Performance Considerations

CSV is inherently slow compared to columnar formats. Here’s how to minimize the pain:

Never use inferSchema in production. It reads your data twice—once to infer types, once to actually load. On a 10GB file, that’s 20GB of I/O.

// Bad: reads data twice
val slow = spark.read
  .option("header", "true")
  .option("inferSchema", "true")
  .csv("data/large_file.csv")

// Good: single pass
val fast = spark.read
  .option("header", "true")
  .schema(explicitSchema)
  .csv("data/large_file.csv")

CSV doesn’t support predicate pushdown. When you filter a Parquet file, Spark skips irrelevant row groups. With CSV, it reads everything. If you query the same CSV repeatedly, convert it to Parquet first:

// One-time conversion
spark.read
  .option("header", "true")
  .schema(userSchema)
  .csv("data/users.csv")
  .write
  .parquet("data/users.parquet")

// Fast repeated queries
val df = spark.read.parquet("data/users.parquet")
  .filter($"age" > 25)  // Predicate pushdown works here

Partition your output.

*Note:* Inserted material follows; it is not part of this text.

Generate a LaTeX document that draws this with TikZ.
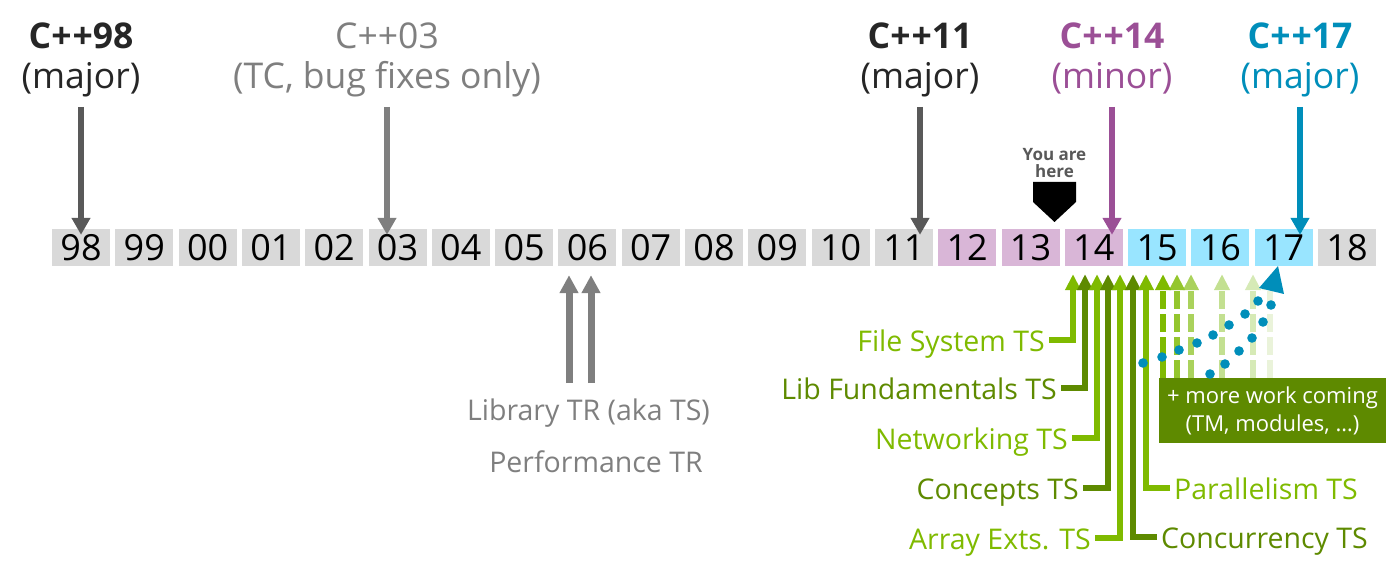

If you’re writing processed CSV data for downstream consumption, partition by a high-cardinality column to enable parallel reads:

df.write
  .partitionBy("date", "region")
  .option("header", "true")
  .csv("output/partitioned_users/")

Consider compression. Spark reads gzipped CSV files automatically, but gzip isn’t splittable—one file means one partition. For large files, use bzip2 (splittable but slow) or split files before compression.

Wrapping Up

Reading CSV in Spark is straightforward once you internalize a few rules: always define schemas explicitly, handle malformed data gracefully with PERMISSIVE mode, and convert to Parquet when you need repeated fast queries. The DataFrameReader API is flexible enough to handle most CSV variations you’ll encounter, from simple comma-delimited files to complex multi-line quoted formats.

The patterns in this guide will handle 95% of CSV ingestion scenarios. For the remaining 5%—truly pathological files with inconsistent quoting or encoding issues—you might need to preprocess with a dedicated parsing library before bringing data into Spark.